Hint: here, we use the expression of work done in an isobaric process, where the pressure is constant. Comparing this relation with the change in heat expression that we get from the first law of thermodynamics will give us the required expression.

Formula used:
$\eqalign{
  & w = nR\Delta T \cr
  & \Delta H = ({C_{v}} + nR)\Delta T \cr} $

Complete step-by-step answer:
An isobaric process occurs at constant pressure. As the pressure is constant, the force exerted is constant and therefore the work done is given by PdV.
We also know about an isobaric expansion i.e., if a gas is to expand at a constant pressure, heat should be transferred into the system at a certain rate.
The relation of temperature and work done in an isobaric process is given by:
$\eqalign{
  & w = nR\Delta T \cr
  & \Delta H = ({C_{v}} + nR)\Delta T \cr
  & \therefore \dfrac{w}{{\Delta H}} = \left( {\dfrac{{nR}}{{{C_v} + nR}}} \right) \cr} $
Here, w is work done, n is no. of moles, R is gas constant, T is the temperature change. Also, H is the heat change.
Therefore, we get the required relation between work done and heat change in an isobaric process.
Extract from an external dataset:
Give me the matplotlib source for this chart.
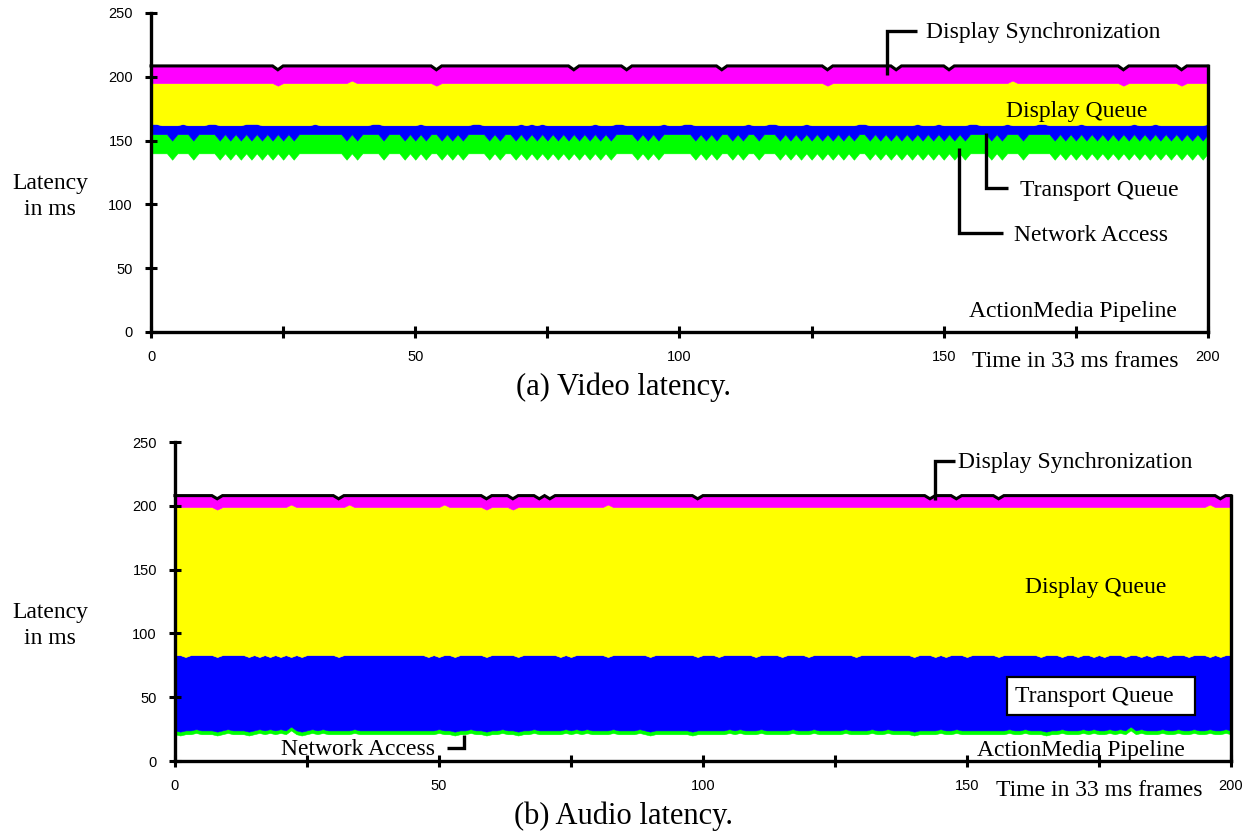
import matplotlib
matplotlib.use("Agg")
import matplotlib.pyplot as plt
import numpy as np
from matplotlib.patches import Rectangle

# ---------------- data ----------------
frames = np.arange(201)  # time in 33 ms frames, 0..200

x_ticks = [0, 25, 50, 75, 100, 125, 150, 175, 200]
x_tick_labels = ["0", "", "50", "", "100", "", "150", "", "200"]
y_ticks = [0, 50, 100, 150, 200, 250]
y_tick_labels = ["0", "50", "100", "150", "200", "250"]

layer_names = ["ActionMedia Pipeline", "Network Access", "Transport Queue",
               "Display Queue", "Display Synchronization"]
layer_colors = ["#ffffff", "#00ff00", "#0000ff", "#ffff00", "#ff00ff"]

# (a) Video latency, per-stage latency in ms
video_pipeline = [
140,140,140,140,135,140,140,140,135,140,140,140,140,135,140,135,140,135,140,135,
140,135,140,135,140,135,140,135,140,140,140,140,140,140,140,140,140,135,140,135,
140,140,140,140,135,140,140,140,135,140,135,140,135,140,140,135,140,135,140,135,
140,140,140,140,135,140,135,140,140,135,140,135,140,135,140,135,140,135,140,135,
140,135,140,135,140,135,140,135,140,140,140,140,135,140,135,140,135,140,140,140,
140,140,140,135,140,135,140,135,140,140,135,140,135,140,140,135,140,140,140,135,
140,135,140,135,140,135,140,135,140,135,140,135,140,135,140,140,135,140,135,140,
135,140,135,140,135,140,135,140,135,140,135,140,135,140,135,140,140,140,140,135,
140,135,140,140,140,135,140,140,140,140,140,135,140,135,140,135,140,135,140,135,
140,135,140,135,140,135,140,135,140,135,140,135,140,135,140,135,140,135,140,135,
140]
video_network = [
15,15,15,15,15,15,15,15,15,15,15,15,15,15,15,15,15,15,15,15,
15,15,15,15,15,15,15,15,15,15,15,15,15,15,15,15,15,15,15,15,
15,15,15,15,15,15,15,15,15,15,15,15,15,15,15,15,15,15,15,15,
15,15,15,15,15,15,15,15,15,15,15,15,15,15,15,15,15,15,15,15,
15,15,15,15,15,15,15,15,15,15,15,15,15,15,15,15,15,15,15,15,
15,15,15,15,15,15,15,15,15,15,15,15,15,15,15,15,15,15,15,15,
15,15,15,15,15,15,15,15,15,15,15,15,15,15,15,15,15,15,15,15,
15,15,15,15,15,15,15,15,15,15,15,15,15,15,15,15,15,15,15,15,
15,15,15,15,15,15,15,15,15,15,15,15,15,15,15,15,15,15,15,15,
15,15,15,15,15,15,15,15,15,15,15,15,15,15,15,15,15,15,15,15,
15]
video_transport = [
8,8,7,7,12,7,8,7,12,7,7,8,8,12,7,12,7,12,8,13,
8,12,7,12,7,12,7,12,7,7,7,8,7,7,7,7,7,12,7,12,
7,7,8,8,12,7,7,7,12,7,12,8,12,7,7,12,7,12,7,12,
7,8,8,7,12,7,12,7,7,12,8,12,8,12,8,12,7,12,7,12,
7,12,7,12,8,12,7,12,8,8,7,7,12,7,12,7,12,8,7,7,
7,8,8,12,7,12,7,12,7,7,12,7,12,8,7,12,7,8,8,12,
7,12,7,12,8,12,7,12,7,12,7,12,7,12,8,8,12,7,12,7,
12,7,12,7,12,8,12,7,12,8,12,7,12,7,12,8,8,7,7,12,
7,12,8,7,7,12,7,7,8,8,7,12,7,12,7,12,8,12,7,12,
7,12,7,12,7,12,8,12,7,12,8,12,7,12,7,12,7,12,7,12,
8]
video_display_queue = [
32,32,33,33,33,33,32,33,33,33,33,32,32,33,33,33,33,33,32,32,
32,33,33,33,31,33,33,33,33,33,33,32,33,33,33,33,33,33,35,33,
33,33,32,32,33,33,33,33,33,33,33,32,33,33,31,33,33,33,33,33,
33,32,32,33,33,33,33,33,33,33,32,33,32,33,32,33,33,33,33,33,
33,33,33,33,32,33,33,33,32,32,33,33,33,33,33,33,33,32,33,33,
33,32,32,33,33,33,33,33,33,33,33,33,33,32,33,33,33,32,32,33,
33,33,33,33,32,33,33,33,31,33,33,33,33,33,32,32,33,33,33,33,
33,33,33,33,33,32,33,33,33,32,33,33,33,33,33,32,32,33,33,33,
33,33,32,35,33,33,33,33,32,32,33,33,33,33,33,33,32,33,33,33,
33,33,33,33,31,33,32,33,33,33,32,33,33,33,33,31,33,33,33,33,
32]
video_sync = [
13.5,13.5,13.5,13.5,13.5,13.5,13.5,13.5,13.5,13.5,13.5,13.5,13.5,13.5,13.5,13.5,13.5,13.5,13.5,13.5,
13.5,13.5,13.5,13.5,12.5,13.5,13.5,13.5,13.5,13.5,13.5,13.5,13.5,13.5,13.5,13.5,13.5,13.5,11.5,13.5,
13.5,13.5,13.5,13.5,13.5,13.5,13.5,13.5,13.5,13.5,13.5,13.5,13.5,13.5,12.5,13.5,13.5,13.5,13.5,13.5,
13.5,13.5,13.5,13.5,13.5,13.5,13.5,13.5,13.5,13.5,13.5,13.5,13.5,13.5,13.5,13.5,13.5,13.5,13.5,13.5,
10.5,13.5,13.5,13.5,13.5,13.5,13.5,13.5,13.5,13.5,10.5,13.5,13.5,13.5,13.5,13.5,13.5,13.5,13.5,13.5,
13.5,13.5,13.5,13.5,13.5,13.5,13.5,13.5,10.5,13.5,13.5,13.5,13.5,13.5,13.5,13.5,13.5,13.5,13.5,13.5,
13.5,13.5,13.5,13.5,13.5,13.5,13.5,13.5,12.5,13.5,13.5,13.5,13.5,13.5,13.5,13.5,13.5,13.5,13.5,13.5,
13.5,10.5,13.5,13.5,13.5,13.5,13.5,13.5,13.5,13.5,13.5,10.5,13.5,13.5,13.5,13.5,13.5,13.5,13.5,13.5,
13.5,13.5,13.5,11.5,13.5,13.5,13.5,13.5,13.5,13.5,13.5,13.5,13.5,13.5,13.5,13.5,13.5,13.5,13.5,13.5,
13.5,13.5,13.5,13.5,12.5,13.5,13.5,13.5,13.5,13.5,13.5,13.5,13.5,13.5,13.5,12.5,13.5,13.5,13.5,13.5,
13.5]

# (b) Audio latency, per-stage latency in ms
audio_pipeline = [
21,20,21,21,22,21,21,21,20,21,22,21,21,21,20,21,22,21,22,21,
22,21,24,21,20,21,22,21,22,21,21,21,21,21,22,21,21,21,21,21,
21,21,21,21,21,21,21,21,21,21,22,21,21,20,21,21,22,21,21,20,
21,21,22,21,21,20,21,21,22,21,21,21,21,21,22,21,22,21,22,21,
21,21,21,22,21,21,21,21,22,21,20,21,21,21,21,21,21,21,20,21,
21,21,21,21,21,22,21,22,21,21,21,22,21,21,21,21,21,22,21,21,
21,22,21,21,21,21,21,22,21,21,21,21,22,21,21,22,21,21,21,21,
20,21,21,21,21,22,21,21,22,21,21,21,21,21,21,21,21,21,22,21,
21,22,21,21,21,20,21,21,22,21,21,21,22,21,22,21,21,22,21,22,
21,24,21,22,21,21,21,22,21,21,22,21,21,22,21,21,22,21,21,22,
21]
audio_network = [
3,3,3,3,3,3,3,3,3,3,3,3,3,3,3,3,3,3,3,3,
3,3,3,3,3,3,3,3,3,3,3,3,3,3,3,3,3,3,3,3,
3,3,3,3,3,3,3,3,3,3,3,3,3,3,3,3,3,3,3,3,
3,3,3,3,3,3,3,3,3,3,3,3,3,3,3,3,3,3,3,3,
3,3,3,3,3,3,3,3,3,3,3,3,3,3,3,3,3,3,3,3,
3,3,3,3,3,3,3,3,3,3,3,3,3,3,3,3,3,3,3,3,
3,3,3,3,3,3,3,3,3,3,3,3,3,3,3,3,3,3,3,3,
3,3,3,3,3,3,3,3,3,3,3,3,3,3,3,3,3,3,3,3,
3,3,3,3,3,3,3,3,3,3,3,3,3,3,3,3,3,3,3,3,
3,3,3,3,3,3,3,3,3,3,3,3,3,3,3,3,3,3,3,3,
3]
audio_transport = [
59,60,57.5,59,58,59,59,59,58.5,59,58,59,59,59,58.5,59,56.5,59,56.5,59,
56.5,59,54.5,59,58.5,59,58,59,58,59,59,57.5,59,59,58,59,59,59,59,59,
59,59,59,59,59,59,59,59,57.5,59,56.5,59,59,58.5,59,59,58,59,59,58.5,
59,59,58,59,59,58.5,59,59,58,59,59,59,59,57.5,58,57.5,58,59,58,59,
59,59,57.5,58,59,59,59,59,58,59,58.5,59,59,59,59,59,59,59,60,57.5,
59,59,59,57.5,59,58,59,58,59,59,57.5,58,59,59,59,57.5,59,58,59,59,
57.5,58,59,59,59,59,59,58,59,57.5,59,59,58,59,59,58,59,59,59,59,
58.5,59,59,59,57.5,58,57.5,59,58,59,57.5,59,59,59,59,59,57.5,59,58,59,
59,58,59,59,57.5,60,59,59,56.5,59,59,57.5,58,59,56.5,59,57.5,58,59,58,
57.5,56,59,56.5,59,57.5,59,58,57.5,59,58,59,57.5,58,59,59,56.5,59,57.5,58,
59]
audio_display_queue = [
116,116,117.5,116,116,116,116,116,115.5,116,116,116,116,116,117.5,116,117.5,116,117.5,116,
117.5,116,119.5,116,117.5,116,116,116,116,116,116,117.5,116,118,116,116,116,116,116,116,
116,116,116,116,116,116,116,116,117.5,116,117.5,118,116,117.5,116,116,116,116,116,115.5,
116,116,116,116,114,117.5,116,116,116,116,116,116,116,117.5,116,117.5,116,116,116,116,
116,116,119.5,116,116,116,116,116,116,116,117.5,116,116,116,116,116,116,116,116,117.5,
116,116,116,117.5,116,116,116,116,116,116,117.5,116,116,116,116,117.5,116,116,116,116,
117.5,116,116,116,116,116,116,116,116,117.5,116,116,116,116,116,116,116,116,116,116,
117.5,116,116,116,117.5,116,117.5,116,116,116,117.5,116,116,116,116,116,117.5,116,116,116,
116,116,116,116,117.5,116,116,116,117.5,116,116,117.5,116,116,117.5,116,117.5,116,116,116,
117.5,116,116,117.5,116,117.5,116,116,117.5,116,116,116,117.5,116,116,116,119.5,116,117.5,116,
116]
audio_sync = [
9,9,9,9,9,9,9,9,8.5,9,9,9,9,9,9,9,9,9,9,9,
9,9,7,9,9,9,9,9,9,9,9,6.5,9,7,9,9,9,9,9,9,
9,9,9,9,9,9,9,9,9,9,9,7,9,9,9,9,9,9,9,8.5,
9,9,9,9,8.5,9,9,9,9,6.5,9,6.5,9,9,9,9,9,9,9,9,
9,9,7,9,9,9,9,9,9,9,9,9,9,9,9,9,9,9,9,6.5,
9,9,9,9,9,9,9,9,9,9,9,9,9,9,9,9,9,9,9,9,
9,9,9,9,9,9,9,9,9,9,9,9,9,9,9,9,9,9,9,9,
9,9,9,6.5,9,9,9,9,6.5,9,9,9,9,9,9,9,6.5,9,9,9,
9,9,9,9,9,9,9,9,9,9,9,9,9,9,9,9,9,9,9,9,
9,9,9,9,9,9,9,9,9,9,9,9,9,9,9,9,7,9,6.5,9,
9]

# ---------------- figure ----------------
SERIF = "Liberation Serif"
SANS = "Liberation Sans"
ANN = 17

fig = plt.figure(figsize=(12.47, 8.31), dpi=100)
ax1 = fig.add_axes([0.1211, 0.6005, 0.8476, 0.3839])
ax2 = fig.add_axes([0.1403, 0.0842, 0.8468, 0.3839])


def draw_stack(ax, layers):
    ax.stackplot(frames, *layers, colors=layer_colors, labels=layer_names,
                 linewidth=0.4, edgecolor="face")
    total = np.sum(np.array(layers, dtype=float), axis=0)
    ax.plot(frames, total, color="black", lw=2.2, solid_joinstyle="miter",
            clip_on=False, zorder=3)
    ax.plot([frames[-1], frames[-1]], [0, total[-1]], color="black", lw=2.4,
            clip_on=False, zorder=3)


def style(ax):
    ax.set_xlim(0, 200)
    ax.set_ylim(0, 250)
    for sp in ["top", "right"]:
        ax.spines[sp].set_visible(False)
    for sp in ["left", "bottom"]:
        ax.spines[sp].set_linewidth(2.4)
    ax.set_xticks(x_ticks)
    ax.set_xticklabels(x_tick_labels)
    ax.set_yticks(y_ticks)
    ax.set_yticklabels(y_tick_labels)
    ax.tick_params(direction="inout", length=8, width=2.2, labelsize=10.5, pad=9)
    for lab in ax.get_xticklabels() + ax.get_yticklabels():
        lab.set_fontfamily(SANS)


def leader(ax, xs, ys):
    ax.plot(xs, ys, color="black", lw=2.4, clip_on=False, zorder=4,
            solid_joinstyle="miter", solid_capstyle="butt")


def label(ax, x, y, s, ha="left"):
    ax.text(x, y, s, fontsize=ANN, family=SERIF, ha=ha, va="baseline",
            clip_on=False, zorder=5)


# ---- (a) video ----
draw_stack(ax1, [video_pipeline, video_network, video_transport,
                 video_display_queue, video_sync])
style(ax1)
leader(ax1, [139.3, 139.3, 144.9], [201.4, 236.1, 236.1])
label(ax1, 146.6, 230.2, "Display Synchronization")
label(ax1, 161.8, 168.7, "Display Queue")
leader(ax1, [158.0, 158.0, 162.2], [156.0, 112.9, 112.9])
label(ax1, 164.4, 106.6, "Transport Queue")
leader(ax1, [152.9, 152.9, 161.2], [144.2, 77.6, 77.6])
label(ax1, 163.3, 71.6, "Network Access")
label(ax1, 154.8, 11.8, "ActionMedia Pipeline")
label(ax1, 155.3, -27.4, "Time in 33 ms frames")

# ---- (b) audio ----
draw_stack(ax2, [audio_pipeline, audio_network, audio_transport,
                 audio_display_queue, audio_sync])
style(ax2)
leader(ax2, [143.9, 143.9, 147.7], [204.5, 235.3, 235.3])
label(ax2, 148.4, 229.4, "Display Synchronization")
label(ax2, 161.0, 131.4, "Display Queue")
ax2.add_patch(Rectangle((157.6, 36.05), 35.6, 29.75, facecolor="white",
                        edgecolor="black", lw=1.6, zorder=4))
label(ax2, 159.1, 46.5, "Transport Queue")
label(ax2, 49.2, 4.7, "Network Access", ha="right")
leader(ax2, [51.5, 54.7, 54.7], [9.9, 9.9, 20.4])
label(ax2, 151.9, 3.9, "ActionMedia Pipeline")
label(ax2, 155.5, -27.4, "Time in 33 ms frames")

# ---- captions and y labels ----
fig.text(0.4996, 0.5345, "(a) Video latency.", fontsize=22, family=SERIF,
         ha="center", va="center")
fig.text(0.4996, 0.0175, "(b) Audio latency.", fontsize=22, family=SERIF,
         ha="center", va="center")
fig.text(0.0401, 0.7640, "Latency\nin ms", fontsize=ANN, family=SERIF,
         ha="center", va="center", linespacing=1.3)
fig.text(0.0401, 0.2477, "Latency\nin ms", fontsize=ANN, family=SERIF,
         ha="center", va="center", linespacing=1.3)

fig.savefig("out.png", dpi=100)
Additional Information: There are 4 laws of thermodynamics, the first law of thermodynamics states that internal energy change of a system equals net heat transfer minus net work done by the system.
There are four processes of heat transfer i.e., isobaric process, isothermal process, isochoric and adiabatic process.
We know that, in an isochoric process the volume is held constant, meaning that the work done by the system will be zero. This process is also known as an isometric process or an iso- volumetric process.
An isothermal process is a change of a system, in which the temperature remains constant- ΔT = 0. This happens when a system is in contact with an outside thermal reservoir or a heat bath, and the change occurs slowly enough to allow the system to continually adjust to the temperature of the reservoir through heat exchange. We know that an adiabatic process is where a system exchanges no heat with its surroundings.

Note: The four laws of thermodynamics are first law, second law, third law and the 0th law. The heat in adiabatic processes is zero. Also, the subtraction of specific heat capacity at constant pressure and specific heat capacity at constant volume gives the gas constant.